[start of INPUT]

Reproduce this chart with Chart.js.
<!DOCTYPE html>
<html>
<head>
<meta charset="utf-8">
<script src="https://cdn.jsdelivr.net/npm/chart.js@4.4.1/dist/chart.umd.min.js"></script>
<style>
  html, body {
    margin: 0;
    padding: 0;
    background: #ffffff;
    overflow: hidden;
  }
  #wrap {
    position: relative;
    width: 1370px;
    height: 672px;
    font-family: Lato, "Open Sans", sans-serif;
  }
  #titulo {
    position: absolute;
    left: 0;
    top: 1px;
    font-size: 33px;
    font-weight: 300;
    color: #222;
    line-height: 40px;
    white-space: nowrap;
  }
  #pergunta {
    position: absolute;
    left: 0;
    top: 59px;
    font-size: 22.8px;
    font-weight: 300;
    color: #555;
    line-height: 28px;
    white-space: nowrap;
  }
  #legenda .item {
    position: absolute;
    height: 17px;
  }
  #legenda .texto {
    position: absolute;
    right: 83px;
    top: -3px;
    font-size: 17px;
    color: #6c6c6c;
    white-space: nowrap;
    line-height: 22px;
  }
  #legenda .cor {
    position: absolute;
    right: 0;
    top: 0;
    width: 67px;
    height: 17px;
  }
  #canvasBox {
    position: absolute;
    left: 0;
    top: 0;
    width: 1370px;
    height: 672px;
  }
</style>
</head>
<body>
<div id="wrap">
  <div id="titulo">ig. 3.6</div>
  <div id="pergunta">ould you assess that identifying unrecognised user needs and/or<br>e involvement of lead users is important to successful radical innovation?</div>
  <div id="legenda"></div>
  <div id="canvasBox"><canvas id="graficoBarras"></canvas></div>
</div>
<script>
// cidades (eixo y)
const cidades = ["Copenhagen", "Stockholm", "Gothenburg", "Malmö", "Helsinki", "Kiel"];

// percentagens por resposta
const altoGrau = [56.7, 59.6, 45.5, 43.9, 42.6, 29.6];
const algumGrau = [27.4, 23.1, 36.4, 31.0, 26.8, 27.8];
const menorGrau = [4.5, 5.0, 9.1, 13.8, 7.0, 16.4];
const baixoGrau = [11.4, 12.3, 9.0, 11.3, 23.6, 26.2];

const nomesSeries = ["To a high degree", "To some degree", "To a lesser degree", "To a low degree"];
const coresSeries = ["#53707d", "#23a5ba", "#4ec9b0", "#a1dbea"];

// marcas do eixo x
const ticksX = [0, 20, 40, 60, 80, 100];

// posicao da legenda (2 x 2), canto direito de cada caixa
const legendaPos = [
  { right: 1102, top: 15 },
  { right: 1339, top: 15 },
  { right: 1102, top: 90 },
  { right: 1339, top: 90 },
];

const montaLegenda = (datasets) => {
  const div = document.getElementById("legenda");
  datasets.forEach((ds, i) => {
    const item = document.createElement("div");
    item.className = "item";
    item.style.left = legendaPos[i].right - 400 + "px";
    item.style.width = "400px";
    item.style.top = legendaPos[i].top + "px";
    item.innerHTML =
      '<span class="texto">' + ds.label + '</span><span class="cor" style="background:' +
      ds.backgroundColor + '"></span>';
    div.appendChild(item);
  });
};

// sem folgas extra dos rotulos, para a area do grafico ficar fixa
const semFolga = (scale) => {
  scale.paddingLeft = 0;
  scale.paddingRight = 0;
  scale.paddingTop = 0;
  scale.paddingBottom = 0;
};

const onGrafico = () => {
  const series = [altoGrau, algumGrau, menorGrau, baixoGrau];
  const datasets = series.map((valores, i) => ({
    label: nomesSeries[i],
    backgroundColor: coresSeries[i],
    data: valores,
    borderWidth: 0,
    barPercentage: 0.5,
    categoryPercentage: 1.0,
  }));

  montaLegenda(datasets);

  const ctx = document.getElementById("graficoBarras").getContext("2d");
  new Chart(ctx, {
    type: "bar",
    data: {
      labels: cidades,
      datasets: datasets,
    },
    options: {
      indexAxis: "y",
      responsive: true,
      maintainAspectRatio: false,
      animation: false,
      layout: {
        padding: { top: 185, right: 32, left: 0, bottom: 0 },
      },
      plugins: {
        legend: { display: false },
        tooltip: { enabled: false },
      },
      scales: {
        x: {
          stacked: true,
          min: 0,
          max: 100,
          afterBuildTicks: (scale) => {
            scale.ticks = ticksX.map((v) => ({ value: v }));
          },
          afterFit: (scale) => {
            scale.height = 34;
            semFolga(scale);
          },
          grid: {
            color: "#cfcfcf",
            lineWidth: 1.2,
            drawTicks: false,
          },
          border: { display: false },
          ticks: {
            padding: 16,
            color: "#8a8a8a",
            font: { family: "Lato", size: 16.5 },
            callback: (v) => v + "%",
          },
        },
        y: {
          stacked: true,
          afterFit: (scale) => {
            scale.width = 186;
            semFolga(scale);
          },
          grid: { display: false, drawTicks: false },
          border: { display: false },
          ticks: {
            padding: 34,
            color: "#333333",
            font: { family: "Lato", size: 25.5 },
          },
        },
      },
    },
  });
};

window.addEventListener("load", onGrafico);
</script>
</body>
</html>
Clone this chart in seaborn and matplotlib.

[end of INPUT]

- [REQUIREMENTS]
Type out the material again exactly as presented.

- [COMPLETED EXERCISE]
Reproduce this chart with Chart.js.
<!DOCTYPE html>
<html>
<head>
<meta charset="utf-8">
<script src="https://cdn.jsdelivr.net/npm/chart.js@4.4.1/dist/chart.umd.min.js"></script>
<style>
  html, body {
    margin: 0;
    padding: 0;
    background: #ffffff;
    overflow: hidden;
  }
  #wrap {
    position: relative;
    width: 1370px;
    height: 672px;
    font-family: Lato, "Open Sans", sans-serif;
  }
  #titulo {
    position: absolute;
    left: 0;
    top: 1px;
    font-size: 33px;
    font-weight: 300;
    color: #222;
    line-height: 40px;
    white-space: nowrap;
  }
  #pergunta {
    position: absolute;
    left: 0;
    top: 59px;
    font-size: 22.8px;
    font-weight: 300;
    color: #555;
    line-height: 28px;
    white-space: nowrap;
  }
  #legenda .item {
    position: absolute;
    height: 17px;
  }
  #legenda .texto {
    position: absolute;
    right: 83px;
    top: -3px;
    font-size: 17px;
    color: #6c6c6c;
    white-space: nowrap;
    line-height: 22px;
  }
  #legenda .cor {
    position: absolute;
    right: 0;
    top: 0;
    width: 67px;
    height: 17px;
  }
  #canvasBox {
    position: absolute;
    left: 0;
    top: 0;
    width: 1370px;
    height: 672px;
  }
</style>
</head>
<body>
<div id="wrap">
  <div id="titulo">ig. 3.6</div>
  <div id="pergunta">ould you assess that identifying unrecognised user needs and/or<br>e involvement of lead users is important to successful radical innovation?</div>
  <div id="legenda"></div>
  <div id="canvasBox"><canvas id="graficoBarras"></canvas></div>
</div>
<script>
// cidades (eixo y)
const cidades = ["Copenhagen", "Stockholm", "Gothenburg", "Malmö", "Helsinki", "Kiel"];

// percentagens por resposta
const altoGrau = [56.7, 59.6, 45.5, 43.9, 42.6, 29.6];
const algumGrau = [27.4, 23.1, 36.4, 31.0, 26.8, 27.8];
const menorGrau = [4.5, 5.0, 9.1, 13.8, 7.0, 16.4];
const baixoGrau = [11.4, 12.3, 9.0, 11.3, 23.6, 26.2];

const nomesSeries = ["To a high degree", "To some degree", "To a lesser degree", "To a low degree"];
const coresSeries = ["#53707d", "#23a5ba", "#4ec9b0", "#a1dbea"];

// marcas do eixo x
const ticksX = [0, 20, 40, 60, 80, 100];

// posicao da legenda (2 x 2), canto direito de cada caixa
const legendaPos = [
  { right: 1102, top: 15 },
  { right: 1339, top: 15 },
  { right: 1102, top: 90 },
  { right: 1339, top: 90 },
];

const montaLegenda = (datasets) => {
  const div = document.getElementById("legenda");
  datasets.forEach((ds, i) => {
    const item = document.createElement("div");
    item.className = "item";
    item.style.left = legendaPos[i].right - 400 + "px";
    item.style.width = "400px";
    item.style.top = legendaPos[i].top + "px";
    item.innerHTML =
      '<span class="texto">' + ds.label + '</span><span class="cor" style="background:' +
      ds.backgroundColor + '"></span>';
    div.appendChild(item);
  });
};

// sem folgas extra dos rotulos, para a area do grafico ficar fixa
const semFolga = (scale) => {
  scale.paddingLeft = 0;
  scale.paddingRight = 0;
  scale.paddingTop = 0;
  scale.paddingBottom = 0;
};

const onGrafico = () => {
  const series = [altoGrau, algumGrau, menorGrau, baixoGrau];
  const datasets = series.map((valores, i) => ({
    label: nomesSeries[i],
    backgroundColor: coresSeries[i],
    data: valores,
    borderWidth: 0,
    barPercentage: 0.5,
    categoryPercentage: 1.0,
  }));

  montaLegenda(datasets);

  const ctx = document.getElementById("graficoBarras").getContext("2d");
  new Chart(ctx, {
    type: "bar",
    data: {
      labels: cidades,
      datasets: datasets,
    },
    options: {
      indexAxis: "y",
      responsive: true,
      maintainAspectRatio: false,
      animation: false,
      layout: {
        padding: { top: 185, right: 32, left: 0, bottom: 0 },
      },
      plugins: {
        legend: { display: false },
        tooltip: { enabled: false },
      },
      scales: {
        x: {
          stacked: true,
          min: 0,
          max: 100,
          afterBuildTicks: (scale) => {
            scale.ticks = ticksX.map((v) => ({ value: v }));
          },
          afterFit: (scale) => {
            scale.height = 34;
            semFolga(scale);
          },
          grid: {
            color: "#cfcfcf",
            lineWidth: 1.2,
            drawTicks: false,
          },
          border: { display: false },
          ticks: {
            padding: 16,
            color: "#8a8a8a",
            font: { family: "Lato", size: 16.5 },
            callback: (v) => v + "%",
          },
        },
        y: {
          stacked: true,
          afterFit: (scale) => {
            scale.width = 186;
            semFolga(scale);
          },
          grid: { display: false, drawTicks: false },
          border: { display: false },
          ticks: {
            padding: 34,
            color: "#333333",
            font: { family: "Lato", size: 25.5 },
          },
        },
      },
    },
  });
};

window.addEventListener("load", onGrafico);
</script>
</body>
</html>
Clone this chart in seaborn and matplotlib.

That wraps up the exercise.